- Task to complete:
Taking the data below, please print only the lines from the line holding "Recreate this image" to the line holding "(wells) at (253,447)", inclusive, with pictures omitted.

>> begin Working data

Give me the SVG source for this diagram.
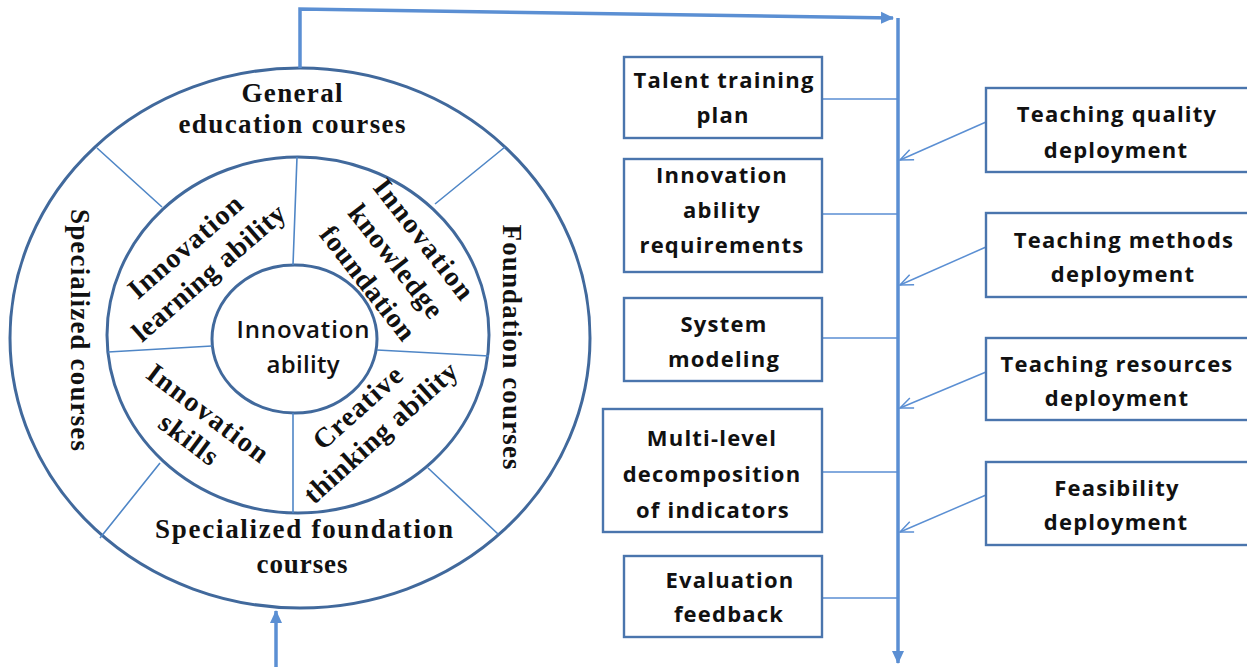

>> end Working data
>> begin Working data

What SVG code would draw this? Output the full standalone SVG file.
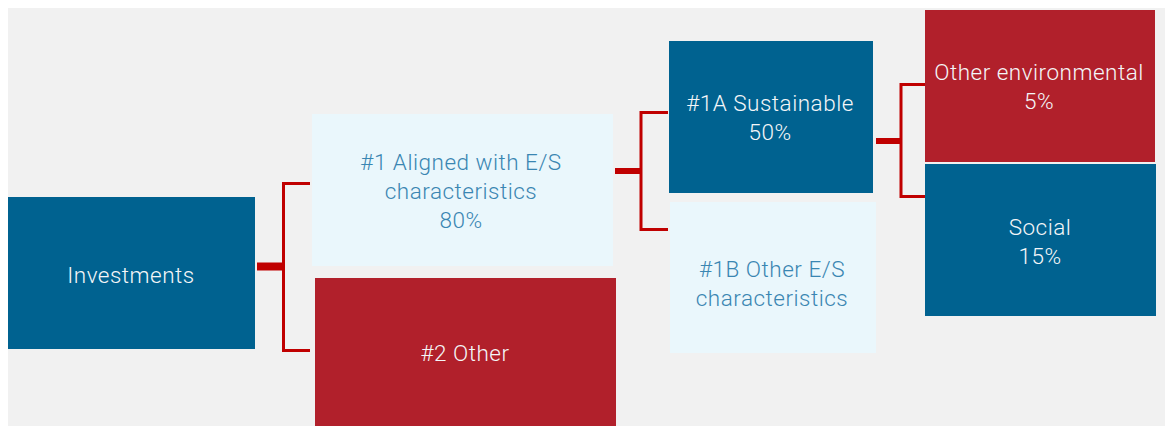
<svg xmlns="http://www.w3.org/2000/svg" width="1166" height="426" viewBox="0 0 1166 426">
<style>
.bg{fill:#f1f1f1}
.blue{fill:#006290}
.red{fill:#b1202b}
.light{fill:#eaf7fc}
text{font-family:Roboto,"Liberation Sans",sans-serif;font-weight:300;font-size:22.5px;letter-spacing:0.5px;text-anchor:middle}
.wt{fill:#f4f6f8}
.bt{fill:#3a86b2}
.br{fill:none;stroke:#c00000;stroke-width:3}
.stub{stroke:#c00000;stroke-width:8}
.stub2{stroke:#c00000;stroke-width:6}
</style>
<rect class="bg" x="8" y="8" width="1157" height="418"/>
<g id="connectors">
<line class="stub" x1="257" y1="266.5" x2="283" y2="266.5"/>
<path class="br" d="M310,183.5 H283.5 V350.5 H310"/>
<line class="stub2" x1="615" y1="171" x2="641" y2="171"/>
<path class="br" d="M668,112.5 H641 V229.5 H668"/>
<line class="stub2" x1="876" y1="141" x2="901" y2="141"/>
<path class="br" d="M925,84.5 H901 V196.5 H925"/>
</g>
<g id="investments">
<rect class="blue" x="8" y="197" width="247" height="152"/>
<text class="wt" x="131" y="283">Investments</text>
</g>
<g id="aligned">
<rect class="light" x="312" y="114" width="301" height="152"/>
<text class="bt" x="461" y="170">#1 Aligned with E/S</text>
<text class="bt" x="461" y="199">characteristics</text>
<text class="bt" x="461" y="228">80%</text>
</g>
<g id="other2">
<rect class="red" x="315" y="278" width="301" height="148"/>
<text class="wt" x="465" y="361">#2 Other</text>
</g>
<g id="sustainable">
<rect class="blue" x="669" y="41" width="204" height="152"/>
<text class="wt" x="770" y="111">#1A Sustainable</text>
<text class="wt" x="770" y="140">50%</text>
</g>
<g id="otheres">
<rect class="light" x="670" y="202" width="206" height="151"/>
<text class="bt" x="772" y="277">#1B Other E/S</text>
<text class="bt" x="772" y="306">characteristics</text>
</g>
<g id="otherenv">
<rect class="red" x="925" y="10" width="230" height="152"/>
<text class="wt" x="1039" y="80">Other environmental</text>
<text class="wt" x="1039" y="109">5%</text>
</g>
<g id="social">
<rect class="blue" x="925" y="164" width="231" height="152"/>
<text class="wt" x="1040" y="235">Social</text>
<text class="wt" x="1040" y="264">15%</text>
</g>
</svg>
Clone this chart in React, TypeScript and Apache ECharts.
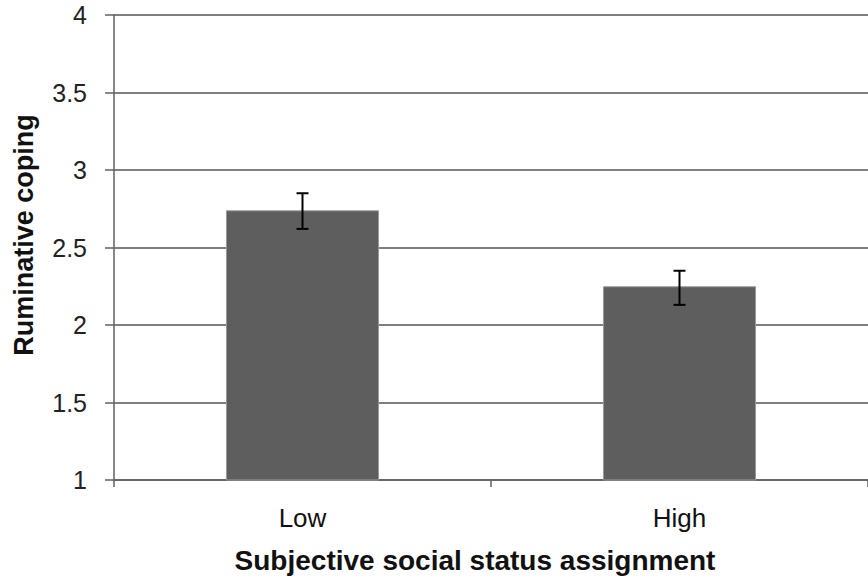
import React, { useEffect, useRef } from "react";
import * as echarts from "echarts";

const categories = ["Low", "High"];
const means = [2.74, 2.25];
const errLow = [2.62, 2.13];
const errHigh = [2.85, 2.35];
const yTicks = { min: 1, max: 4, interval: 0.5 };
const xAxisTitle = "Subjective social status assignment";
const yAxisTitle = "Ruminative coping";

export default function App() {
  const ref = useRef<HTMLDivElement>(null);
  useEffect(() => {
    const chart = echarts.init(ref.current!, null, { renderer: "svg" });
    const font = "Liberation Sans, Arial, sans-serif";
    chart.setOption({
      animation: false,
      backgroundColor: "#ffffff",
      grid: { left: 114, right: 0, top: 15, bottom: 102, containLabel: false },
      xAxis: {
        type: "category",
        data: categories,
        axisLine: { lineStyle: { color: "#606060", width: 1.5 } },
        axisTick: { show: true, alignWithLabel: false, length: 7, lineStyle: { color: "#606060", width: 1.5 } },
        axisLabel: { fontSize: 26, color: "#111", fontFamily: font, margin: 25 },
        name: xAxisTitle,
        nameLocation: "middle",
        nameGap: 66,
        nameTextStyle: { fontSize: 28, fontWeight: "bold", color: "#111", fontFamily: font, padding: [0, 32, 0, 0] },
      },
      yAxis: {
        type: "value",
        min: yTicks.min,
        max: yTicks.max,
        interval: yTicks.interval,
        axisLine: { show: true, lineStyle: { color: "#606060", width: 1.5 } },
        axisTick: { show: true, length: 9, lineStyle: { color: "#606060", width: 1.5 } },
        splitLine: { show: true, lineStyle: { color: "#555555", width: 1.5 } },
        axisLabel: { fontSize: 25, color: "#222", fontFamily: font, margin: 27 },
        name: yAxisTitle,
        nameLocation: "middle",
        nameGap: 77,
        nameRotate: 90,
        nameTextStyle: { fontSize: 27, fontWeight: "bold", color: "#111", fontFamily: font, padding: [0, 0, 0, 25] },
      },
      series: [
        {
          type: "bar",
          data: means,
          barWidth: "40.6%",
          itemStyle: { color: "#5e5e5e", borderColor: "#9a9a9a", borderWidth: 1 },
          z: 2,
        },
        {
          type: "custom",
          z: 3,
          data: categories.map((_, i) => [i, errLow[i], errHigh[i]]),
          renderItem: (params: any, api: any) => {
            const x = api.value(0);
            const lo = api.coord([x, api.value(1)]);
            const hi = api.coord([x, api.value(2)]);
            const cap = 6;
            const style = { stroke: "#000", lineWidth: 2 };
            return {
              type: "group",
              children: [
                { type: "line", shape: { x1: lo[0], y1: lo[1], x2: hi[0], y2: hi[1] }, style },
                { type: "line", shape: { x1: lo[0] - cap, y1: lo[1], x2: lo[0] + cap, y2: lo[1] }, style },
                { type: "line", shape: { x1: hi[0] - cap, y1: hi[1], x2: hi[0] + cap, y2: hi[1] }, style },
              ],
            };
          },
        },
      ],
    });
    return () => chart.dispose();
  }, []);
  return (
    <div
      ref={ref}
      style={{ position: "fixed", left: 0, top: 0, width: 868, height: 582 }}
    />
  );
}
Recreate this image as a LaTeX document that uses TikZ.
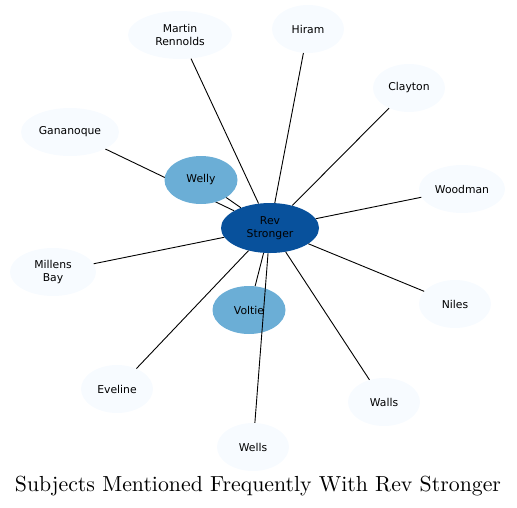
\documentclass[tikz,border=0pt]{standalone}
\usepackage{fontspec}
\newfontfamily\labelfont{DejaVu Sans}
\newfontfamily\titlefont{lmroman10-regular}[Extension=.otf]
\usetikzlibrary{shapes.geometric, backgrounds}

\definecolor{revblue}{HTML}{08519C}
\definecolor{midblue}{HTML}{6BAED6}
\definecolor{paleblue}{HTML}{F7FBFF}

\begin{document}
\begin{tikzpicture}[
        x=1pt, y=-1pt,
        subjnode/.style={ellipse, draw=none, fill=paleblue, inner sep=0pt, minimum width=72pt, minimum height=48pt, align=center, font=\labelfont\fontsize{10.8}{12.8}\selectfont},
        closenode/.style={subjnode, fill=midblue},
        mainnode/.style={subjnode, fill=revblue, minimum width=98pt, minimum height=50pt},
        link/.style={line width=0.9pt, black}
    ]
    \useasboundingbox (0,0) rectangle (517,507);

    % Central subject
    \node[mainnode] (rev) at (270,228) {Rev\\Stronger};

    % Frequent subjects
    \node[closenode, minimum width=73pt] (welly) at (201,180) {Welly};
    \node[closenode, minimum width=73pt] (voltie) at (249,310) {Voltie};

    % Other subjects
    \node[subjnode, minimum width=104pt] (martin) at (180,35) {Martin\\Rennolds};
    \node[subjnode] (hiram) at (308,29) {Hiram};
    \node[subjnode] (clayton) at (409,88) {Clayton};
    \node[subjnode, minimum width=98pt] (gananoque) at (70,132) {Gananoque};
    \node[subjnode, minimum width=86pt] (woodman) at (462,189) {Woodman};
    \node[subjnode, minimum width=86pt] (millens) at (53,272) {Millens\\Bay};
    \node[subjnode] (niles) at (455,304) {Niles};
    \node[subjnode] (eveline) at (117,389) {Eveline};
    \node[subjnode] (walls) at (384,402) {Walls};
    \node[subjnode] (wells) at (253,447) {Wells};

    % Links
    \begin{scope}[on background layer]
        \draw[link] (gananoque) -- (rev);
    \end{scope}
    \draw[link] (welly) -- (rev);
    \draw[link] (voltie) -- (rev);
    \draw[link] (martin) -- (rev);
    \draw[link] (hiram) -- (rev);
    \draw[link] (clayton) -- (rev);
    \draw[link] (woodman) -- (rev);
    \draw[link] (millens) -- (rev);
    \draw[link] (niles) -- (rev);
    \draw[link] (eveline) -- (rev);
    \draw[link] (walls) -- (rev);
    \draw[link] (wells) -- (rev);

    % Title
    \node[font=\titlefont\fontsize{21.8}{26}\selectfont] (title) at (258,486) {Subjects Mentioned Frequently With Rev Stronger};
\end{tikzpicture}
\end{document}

>> end Working data
>> begin Working data

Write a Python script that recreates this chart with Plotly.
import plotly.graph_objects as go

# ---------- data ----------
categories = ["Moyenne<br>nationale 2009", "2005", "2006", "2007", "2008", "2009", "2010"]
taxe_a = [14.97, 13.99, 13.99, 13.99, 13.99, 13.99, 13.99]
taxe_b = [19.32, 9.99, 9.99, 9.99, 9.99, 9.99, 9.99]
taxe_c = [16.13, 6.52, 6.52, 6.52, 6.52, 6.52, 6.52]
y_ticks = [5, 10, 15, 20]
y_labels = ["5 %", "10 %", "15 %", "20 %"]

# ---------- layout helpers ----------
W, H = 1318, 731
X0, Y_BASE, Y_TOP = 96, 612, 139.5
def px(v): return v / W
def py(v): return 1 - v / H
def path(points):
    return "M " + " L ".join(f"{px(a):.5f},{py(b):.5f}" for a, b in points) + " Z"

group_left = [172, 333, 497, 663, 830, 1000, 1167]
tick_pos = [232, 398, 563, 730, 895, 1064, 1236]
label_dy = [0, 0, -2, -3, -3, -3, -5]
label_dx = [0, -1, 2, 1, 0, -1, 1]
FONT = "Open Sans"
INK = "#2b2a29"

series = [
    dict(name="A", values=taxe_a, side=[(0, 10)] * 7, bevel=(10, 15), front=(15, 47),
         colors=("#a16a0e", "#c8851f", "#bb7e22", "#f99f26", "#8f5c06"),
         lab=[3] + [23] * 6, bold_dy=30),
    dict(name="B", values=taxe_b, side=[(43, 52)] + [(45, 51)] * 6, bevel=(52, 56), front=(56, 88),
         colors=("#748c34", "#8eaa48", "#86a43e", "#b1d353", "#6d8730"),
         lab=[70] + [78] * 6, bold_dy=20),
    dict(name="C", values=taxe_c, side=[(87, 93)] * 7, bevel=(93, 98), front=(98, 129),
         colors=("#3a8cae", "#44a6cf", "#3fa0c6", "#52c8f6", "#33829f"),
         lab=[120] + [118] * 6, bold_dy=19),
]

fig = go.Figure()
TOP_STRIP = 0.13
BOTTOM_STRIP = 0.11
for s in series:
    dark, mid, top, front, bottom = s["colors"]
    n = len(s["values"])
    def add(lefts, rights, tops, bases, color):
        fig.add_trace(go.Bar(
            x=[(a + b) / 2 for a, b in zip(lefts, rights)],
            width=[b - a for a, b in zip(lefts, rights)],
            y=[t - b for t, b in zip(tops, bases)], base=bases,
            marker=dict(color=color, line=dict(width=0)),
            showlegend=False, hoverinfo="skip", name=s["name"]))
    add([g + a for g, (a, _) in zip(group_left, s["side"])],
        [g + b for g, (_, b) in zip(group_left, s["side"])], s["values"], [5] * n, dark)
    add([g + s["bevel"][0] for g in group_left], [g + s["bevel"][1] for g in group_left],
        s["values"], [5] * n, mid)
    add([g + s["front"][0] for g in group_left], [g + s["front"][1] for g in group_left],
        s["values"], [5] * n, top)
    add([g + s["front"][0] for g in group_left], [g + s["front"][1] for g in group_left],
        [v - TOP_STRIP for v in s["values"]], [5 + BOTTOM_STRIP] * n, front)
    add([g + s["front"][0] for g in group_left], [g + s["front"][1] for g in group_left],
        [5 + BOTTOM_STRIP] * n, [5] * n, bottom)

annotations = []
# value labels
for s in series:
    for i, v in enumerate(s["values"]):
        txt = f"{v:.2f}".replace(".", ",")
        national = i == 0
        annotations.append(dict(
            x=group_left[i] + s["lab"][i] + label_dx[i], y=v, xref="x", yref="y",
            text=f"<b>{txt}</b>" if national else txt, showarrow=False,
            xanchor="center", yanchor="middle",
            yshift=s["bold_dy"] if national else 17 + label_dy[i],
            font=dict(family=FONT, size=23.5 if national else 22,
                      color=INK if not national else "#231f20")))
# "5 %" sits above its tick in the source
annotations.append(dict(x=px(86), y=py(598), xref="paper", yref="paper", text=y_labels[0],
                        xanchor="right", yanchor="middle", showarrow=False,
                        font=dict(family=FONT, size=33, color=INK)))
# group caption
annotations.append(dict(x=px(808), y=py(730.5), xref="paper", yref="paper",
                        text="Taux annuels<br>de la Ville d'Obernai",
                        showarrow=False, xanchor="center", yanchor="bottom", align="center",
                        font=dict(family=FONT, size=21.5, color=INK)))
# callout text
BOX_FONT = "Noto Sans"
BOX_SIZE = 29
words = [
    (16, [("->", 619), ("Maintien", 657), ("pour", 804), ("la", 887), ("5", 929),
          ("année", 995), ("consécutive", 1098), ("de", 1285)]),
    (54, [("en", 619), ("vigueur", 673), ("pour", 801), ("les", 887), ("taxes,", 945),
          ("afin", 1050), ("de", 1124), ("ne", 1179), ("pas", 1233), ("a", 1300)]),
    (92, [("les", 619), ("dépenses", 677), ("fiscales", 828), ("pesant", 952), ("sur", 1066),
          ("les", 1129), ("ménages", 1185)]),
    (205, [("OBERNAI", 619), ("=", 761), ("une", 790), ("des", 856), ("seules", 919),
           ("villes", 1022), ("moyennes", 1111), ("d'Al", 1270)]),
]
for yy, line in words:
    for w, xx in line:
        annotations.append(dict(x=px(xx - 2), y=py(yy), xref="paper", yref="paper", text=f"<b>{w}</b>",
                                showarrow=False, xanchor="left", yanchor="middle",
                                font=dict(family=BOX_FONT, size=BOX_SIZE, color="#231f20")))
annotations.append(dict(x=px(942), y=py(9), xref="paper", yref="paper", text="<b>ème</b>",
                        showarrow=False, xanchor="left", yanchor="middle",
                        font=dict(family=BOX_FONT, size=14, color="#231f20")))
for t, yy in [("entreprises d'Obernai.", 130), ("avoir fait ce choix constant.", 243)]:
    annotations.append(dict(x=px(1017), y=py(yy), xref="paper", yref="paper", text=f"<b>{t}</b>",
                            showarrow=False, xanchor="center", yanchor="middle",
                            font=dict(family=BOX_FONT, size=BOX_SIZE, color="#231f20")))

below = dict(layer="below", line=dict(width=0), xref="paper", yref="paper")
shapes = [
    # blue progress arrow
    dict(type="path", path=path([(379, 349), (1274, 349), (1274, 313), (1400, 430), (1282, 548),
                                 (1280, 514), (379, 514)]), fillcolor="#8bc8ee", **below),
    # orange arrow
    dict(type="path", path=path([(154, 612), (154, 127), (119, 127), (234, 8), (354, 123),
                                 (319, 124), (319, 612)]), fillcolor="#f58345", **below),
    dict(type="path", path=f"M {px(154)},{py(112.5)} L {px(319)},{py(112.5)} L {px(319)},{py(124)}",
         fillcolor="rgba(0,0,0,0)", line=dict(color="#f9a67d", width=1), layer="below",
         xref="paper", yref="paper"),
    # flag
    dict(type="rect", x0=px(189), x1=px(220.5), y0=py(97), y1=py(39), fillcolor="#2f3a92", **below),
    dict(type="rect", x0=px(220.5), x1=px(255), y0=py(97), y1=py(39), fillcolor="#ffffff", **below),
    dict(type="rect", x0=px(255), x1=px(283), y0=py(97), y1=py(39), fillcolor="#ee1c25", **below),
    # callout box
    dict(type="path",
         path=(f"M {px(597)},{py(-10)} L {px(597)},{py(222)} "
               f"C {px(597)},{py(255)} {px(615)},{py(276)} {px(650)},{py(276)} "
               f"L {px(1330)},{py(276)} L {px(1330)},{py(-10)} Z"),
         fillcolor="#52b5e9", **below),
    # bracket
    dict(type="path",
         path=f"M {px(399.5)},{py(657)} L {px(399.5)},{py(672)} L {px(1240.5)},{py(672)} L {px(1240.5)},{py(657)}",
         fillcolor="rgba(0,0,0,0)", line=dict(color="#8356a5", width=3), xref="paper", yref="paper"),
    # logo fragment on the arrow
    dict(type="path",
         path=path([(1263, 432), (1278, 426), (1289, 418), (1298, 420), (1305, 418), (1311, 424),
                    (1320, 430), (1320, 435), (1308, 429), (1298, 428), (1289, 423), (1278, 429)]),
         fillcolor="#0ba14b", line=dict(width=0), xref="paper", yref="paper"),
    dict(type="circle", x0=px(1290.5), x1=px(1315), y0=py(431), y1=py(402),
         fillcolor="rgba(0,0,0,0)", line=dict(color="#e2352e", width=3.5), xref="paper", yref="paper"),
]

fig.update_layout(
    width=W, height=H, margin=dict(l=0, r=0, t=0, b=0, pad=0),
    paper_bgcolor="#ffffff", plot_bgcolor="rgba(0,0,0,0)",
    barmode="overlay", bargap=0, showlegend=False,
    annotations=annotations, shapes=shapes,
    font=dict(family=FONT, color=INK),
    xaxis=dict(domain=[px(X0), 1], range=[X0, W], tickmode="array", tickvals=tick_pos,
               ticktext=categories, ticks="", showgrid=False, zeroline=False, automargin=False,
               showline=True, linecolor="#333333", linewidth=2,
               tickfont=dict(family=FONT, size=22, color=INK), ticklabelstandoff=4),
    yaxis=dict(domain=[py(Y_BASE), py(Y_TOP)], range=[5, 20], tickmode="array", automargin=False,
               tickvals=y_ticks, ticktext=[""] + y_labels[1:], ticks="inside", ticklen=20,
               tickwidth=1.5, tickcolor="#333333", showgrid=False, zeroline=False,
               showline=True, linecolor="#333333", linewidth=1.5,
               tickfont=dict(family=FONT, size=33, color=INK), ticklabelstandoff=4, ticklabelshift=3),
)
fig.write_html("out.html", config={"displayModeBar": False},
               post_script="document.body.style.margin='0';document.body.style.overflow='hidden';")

>> end Working data

- Output of the exercise:
Recreate this image as a LaTeX document that uses TikZ.
\documentclass[tikz,border=0pt]{standalone}
\usepackage{fontspec}
\newfontfamily\labelfont{DejaVu Sans}
\newfontfamily\titlefont{lmroman10-regular}[Extension=.otf]
\usetikzlibrary{shapes.geometric, backgrounds}

\definecolor{revblue}{HTML}{08519C}
\definecolor{midblue}{HTML}{6BAED6}
\definecolor{paleblue}{HTML}{F7FBFF}

\begin{document}
\begin{tikzpicture}[
        x=1pt, y=-1pt,
        subjnode/.style={ellipse, draw=none, fill=paleblue, inner sep=0pt, minimum width=72pt, minimum height=48pt, align=center, font=\labelfont\fontsize{10.8}{12.8}\selectfont},
        closenode/.style={subjnode, fill=midblue},
        mainnode/.style={subjnode, fill=revblue, minimum width=98pt, minimum height=50pt},
        link/.style={line width=0.9pt, black}
    ]
    \useasboundingbox (0,0) rectangle (517,507);

    % Central subject
    \node[mainnode] (rev) at (270,228) {Rev\\Stronger};

    % Frequent subjects
    \node[closenode, minimum width=73pt] (welly) at (201,180) {Welly};
    \node[closenode, minimum width=73pt] (voltie) at (249,310) {Voltie};

    % Other subjects
    \node[subjnode, minimum width=104pt] (martin) at (180,35) {Martin\\Rennolds};
    \node[subjnode] (hiram) at (308,29) {Hiram};
    \node[subjnode] (clayton) at (409,88) {Clayton};
    \node[subjnode, minimum width=98pt] (gananoque) at (70,132) {Gananoque};
    \node[subjnode, minimum width=86pt] (woodman) at (462,189) {Woodman};
    \node[subjnode, minimum width=86pt] (millens) at (53,272) {Millens\\Bay};
    \node[subjnode] (niles) at (455,304) {Niles};
    \node[subjnode] (eveline) at (117,389) {Eveline};
    \node[subjnode] (walls) at (384,402) {Walls};
    \node[subjnode] (wells) at (253,447) {Wells};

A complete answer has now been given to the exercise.